BAKED MACARONI AND CHEESE CUPCAKES
Provided by Giada De Laurentiis Bio & Top Recipes
Categories main-dish
Time 1h38m
Yield 6 to 8 servings
Number Of Ingredients 12
Steps:
- Preheat the oven to 375 degrees F. Spray 2 12-cup muffin or cupcake pans with vegetable cooking spray. Using 1 cup of breadcrumbs, coat the inside of each muffin cup with breadcrumbs, shaking off any excess.
- In a medium skillet, heat 1 tablespoon of olive oil over medium-high heat. Add the ground turkey, or chicken, if using, 1/2 teaspoon salt, and 1/4 teaspoon pepper, Cook for 5 to 8 minutes, stirring frequently, until cooked through. Set aside and cover to keep warm.

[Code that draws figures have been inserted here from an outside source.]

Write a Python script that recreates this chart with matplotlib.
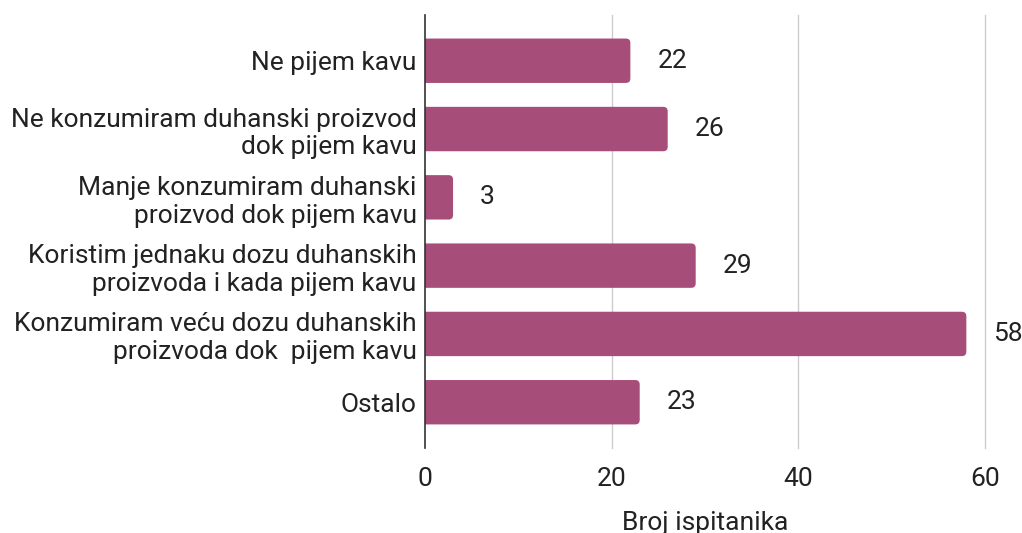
import matplotlib.pyplot as plt
from matplotlib.patches import FancyBboxPatch

plt.rcParams["font.family"] = ["Roboto", "DejaVu Sans"]

categories = [
    "Ne pijem kavu",
    "Ne konzumiram duhanski proizvod\ndok pijem kavu",
    "Manje konzumiram duhanski\nproizvod dok pijem kavu",
    "Koristim jednaku dozu duhanskih\nproizvoda i kada pijem kavu",
    "Konzumiram veću dozu duhanskih\nproizvoda dok  pijem kavu",
    "Ostalo",
]
counts = [22, 26, 3, 29, 58, 23]
xticks = [0, 20, 40, 60]

bar_color = "#a64d79"
text_color = "#222222"
fs = 19

fig = plt.figure(figsize=(10.22, 5.33), dpi=100)
ax = fig.add_axes([0.4159, 0.1595, 0.5479, 0.8124])

y = list(range(len(categories)))
ax.set_ylim(5.67, -0.67)
ax.set_xlim(0, 60)

bars = ax.barh(y, counts, height=0.65, color=bar_color, zorder=3)

# swap the plain bars for ones with softly rounded right ends;
# the left ends start behind the axis and get clipped square
fig.canvas.draw()
bb = ax.get_window_extent()
px_x = bb.width / 60.0
px_y = bb.height / 6.34
radius = 4.5 / px_x
for rect in bars:
    x0, y0 = rect.get_x(), rect.get_y()
    w, h = rect.get_width(), rect.get_height()
    rect.set_visible(False)
    ax.add_patch(FancyBboxPatch((x0 - 2 * radius, y0), w + 2 * radius, h,
                                boxstyle=f"round,pad=0,rounding_size={radius}",
                                mutation_aspect=px_x / px_y,
                                facecolor=bar_color, edgecolor="none", zorder=3))

for yi, v in zip(y, counts):
    ax.annotate(str(v), (v, yi), xytext=(19.5, 0), textcoords="offset points",
                ha="left", va="center", fontsize=fs, color=text_color,
                annotation_clip=False)

ax.set_yticks(y)
ax.set_yticklabels(categories, fontsize=fs, color=text_color)
ax.set_xticks(xticks)
ax.set_xticklabels([str(t) for t in xticks], fontsize=fs, color=text_color)
ax.tick_params(axis="both", length=0)
ax.tick_params(axis="x", pad=14)
ax.tick_params(axis="y", pad=6)

ax.grid(axis="x", color="#cccccc", linewidth=1, zorder=0)
gridlines = ax.xaxis.get_gridlines()
gridlines[0].set_visible(False)
for gl in gridlines:
    gl.set_clip_on(False)
for side in ["top", "right", "bottom"]:
    ax.spines[side].set_visible(False)
ax.spines["left"].set_color("#333333")
ax.spines["left"].set_linewidth(1.2)
ax.spines["left"].set_zorder(4)

ax.set_xlabel("Broj ispitanika", fontsize=fs, color=text_color, labelpad=14)

fig.savefig("out.png", dpi=100)
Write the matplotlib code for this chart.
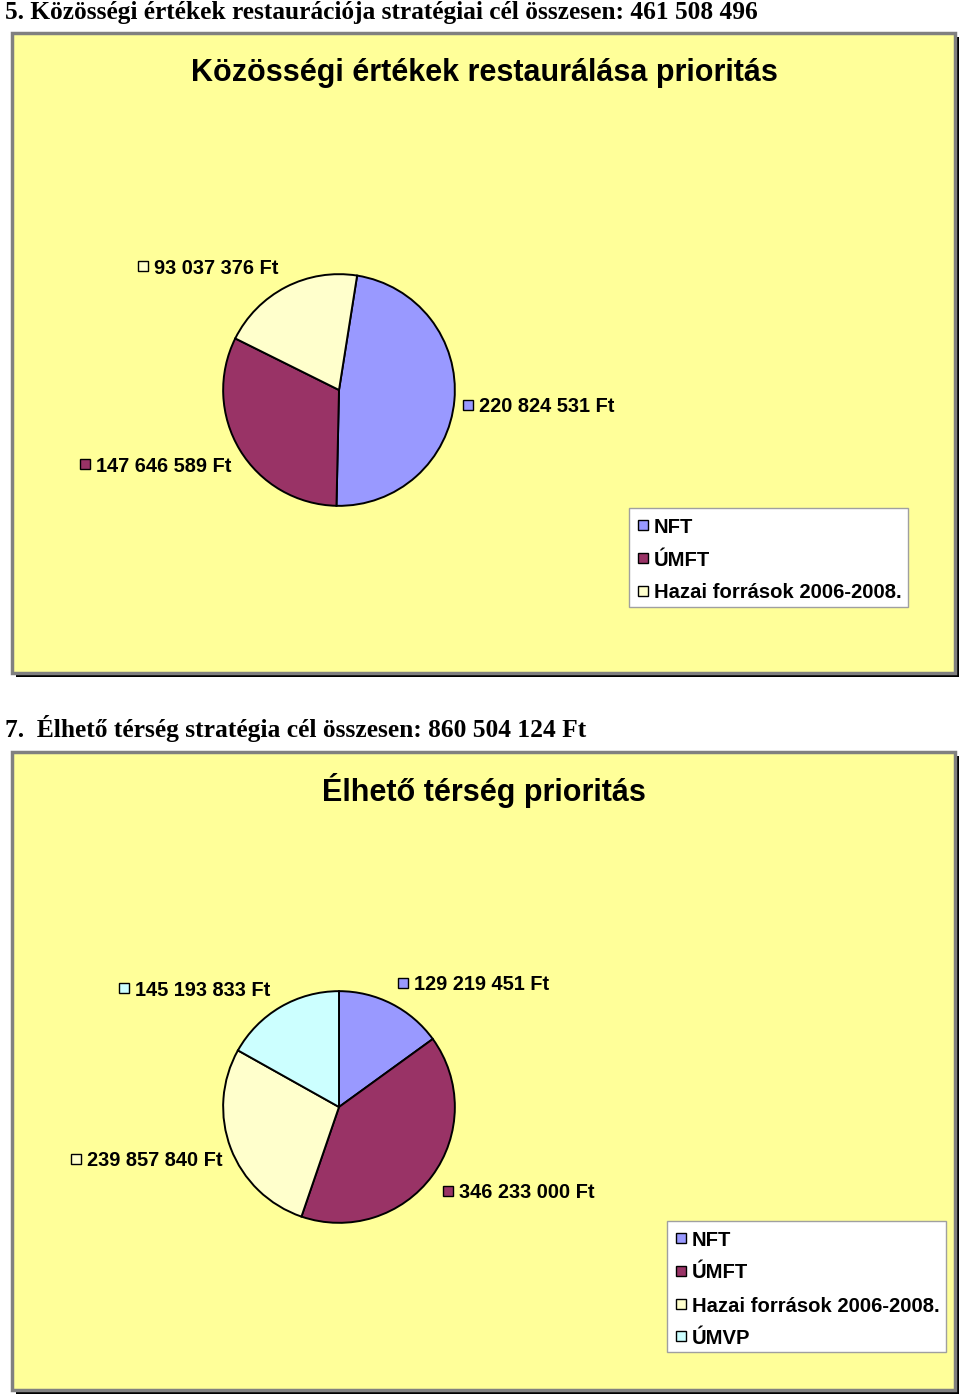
import matplotlib
matplotlib.use("Agg")
import matplotlib.pyplot as plt
from matplotlib.patches import Rectangle

# ---- data ----
heading1 = "5. Közösségi értékek restaurációja stratégiai cél összesen: 461 508 496"
title1 = "Közösségi értékek restaurálása prioritás"
cats1 = ["NFT", "ÚMFT", "Hazai források 2006-2008."]
vals1 = [220824531, 147646589, 93037376]

heading2 = "7.  Élhető térség stratégia cél összesen: 860 504 124 Ft"
title2 = "Élhető térség prioritás"
cats2 = ["NFT", "ÚMFT", "Hazai források 2006-2008.", "ÚMVP"]
vals2 = [129219451, 346233000, 239857840, 145193833]

COLORS = {"NFT": "#9999FF", "ÚMFT": "#993366",
          "Hazai források 2006-2008.": "#FFFFCC", "ÚMVP": "#CCFFFF"}
YELLOW = "#FFFF99"

W, H = 960, 1397
fig = plt.figure(figsize=(W / 100, H / 100), dpi=100)
fig.patch.set_facecolor("white")


def fx(x):
    return x / W


def fy(y):
    return 1 - y / H


def rect(x0, y0, x1, y1, **kw):
    r = Rectangle((fx(x0), fy(y1)), fx(x1) - fx(x0), fy(y0) - fy(y1),
                  transform=fig.transFigure, **kw)
    fig.add_artist(r)
    return r


def fmt(v):
    return f"{v:,}".replace(",", " ") + " Ft"


SANS = ["Liberation Sans", "DejaVu Sans"]
SERIF = ["Liberation Serif", "DejaVu Serif"]


def frame(x0, y0, x1, y1):
    rect(x0 + 4, y0 + 4, x1 + 4, y1 + 4, facecolor="black", edgecolor="none", zorder=0)
    rect(x0, y0, x1, y1, facecolor=YELLOW, edgecolor="#808080", linewidth=2.5, zorder=1)


def pie(cx, cy, r, vals, cats, start):
    ax = fig.add_axes([fx(cx - r), fy(cy + r), (2 * r) / W, (2 * r) / H])
    ax.set_zorder(3)
    ax.pie(vals, colors=[COLORS[c] for c in cats], startangle=start, counterclock=False,
           wedgeprops=dict(edgecolor="black", linewidth=1.4))
    ax.set_xlim(-1.01, 1.01)
    ax.set_ylim(-1.01, 1.01)
    ax.set_aspect("auto")
    ax.axis("off")
    ax.patch.set_visible(False)
    return ax


def label(x, y, text, color, size=14.4):
    rect(x - 5, y - 5, x + 5, y + 5, facecolor=color, edgecolor="black", linewidth=1.0, zorder=5)
    fig.text(fx(x + 11), fy(y + 2), text, fontsize=size, fontweight="bold", family=SANS,
             va="center", ha="left", zorder=5)


def legend(x0, y0, x1, y1, cats, ys, sqx):
    rect(x0, y0, x1, y1, facecolor="white", edgecolor="#A0A0A0", linewidth=1.0, zorder=4)
    for c, y in zip(cats, ys):
        label(sqx, y, c, COLORS[c], size=14.6)


# ---------- chart 1 ----------
fig.text(fx(5), fy(13), heading1, fontsize=18.3, fontweight="bold", family=SERIF,
         va="center", ha="left")
frame(12, 33, 955, 673)
fig.text(fx(484), fy(73), title1, fontsize=22, fontweight="bold", family=SANS,
         va="center", ha="center", zorder=3)
pie(339, 390, 117, vals1, cats1, 90 - 9)
label(143, 266, fmt(vals1[2]), COLORS[cats1[2]])
label(468, 405, fmt(vals1[0]), COLORS[cats1[0]])
label(85, 464, fmt(vals1[1]), COLORS[cats1[1]])
legend(629, 508, 908, 607, cats1, [525, 558, 591], 643)

# ---------- chart 2 ----------
fig.text(fx(5), fy(729), heading2, fontsize=18.4, fontweight="bold", family=SERIF,
         va="center", ha="left")
frame(12, 752, 955, 1390)
fig.text(fx(484), fy(790), title2, fontsize=22, fontweight="bold", family=SANS,
         va="center", ha="center", zorder=3)
pie(339, 1107, 117, vals2, cats2, 90)
label(124, 988, fmt(vals2[3]), COLORS[cats2[3]])
label(403, 983, fmt(vals2[0]), COLORS[cats2[0]])
label(76, 1159, fmt(vals2[2]), COLORS[cats2[2]])
label(448, 1191, fmt(vals2[1]), COLORS[cats2[1]])
legend(667, 1221, 946, 1352, cats2, [1238, 1271, 1304, 1336], 681)

fig.savefig("out.png", dpi=100, facecolor="white")
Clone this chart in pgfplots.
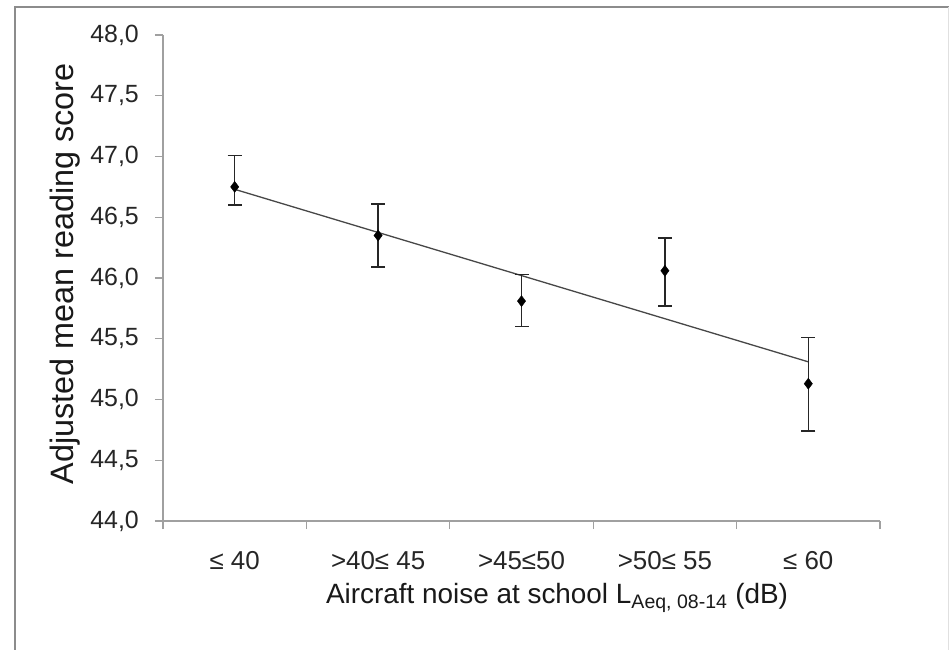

- Bring a large pot of salted water to a boil over high heat. Add the pasta and cook until tender but still firm to the bite, stirring occasionally, about 8 to 10 minutes. Drain and add to a large bowl. Stir in the cooked turkey and the cheeses. Season with salt and pepper, to taste. Spoon the prepared pasta mixture into the cupcake molds, filling evenly to about 2/3 full. Arrange a few pieces of tomato, broccoli and asparagus into each cup. Top with a thin layer of the remaining bread crumbs and drizzle with olive oil.
- Bake until golden brown, about 15 to 20 minutes. Let cool for a few minutes and carefully unmold with a spoon onto a serving platter.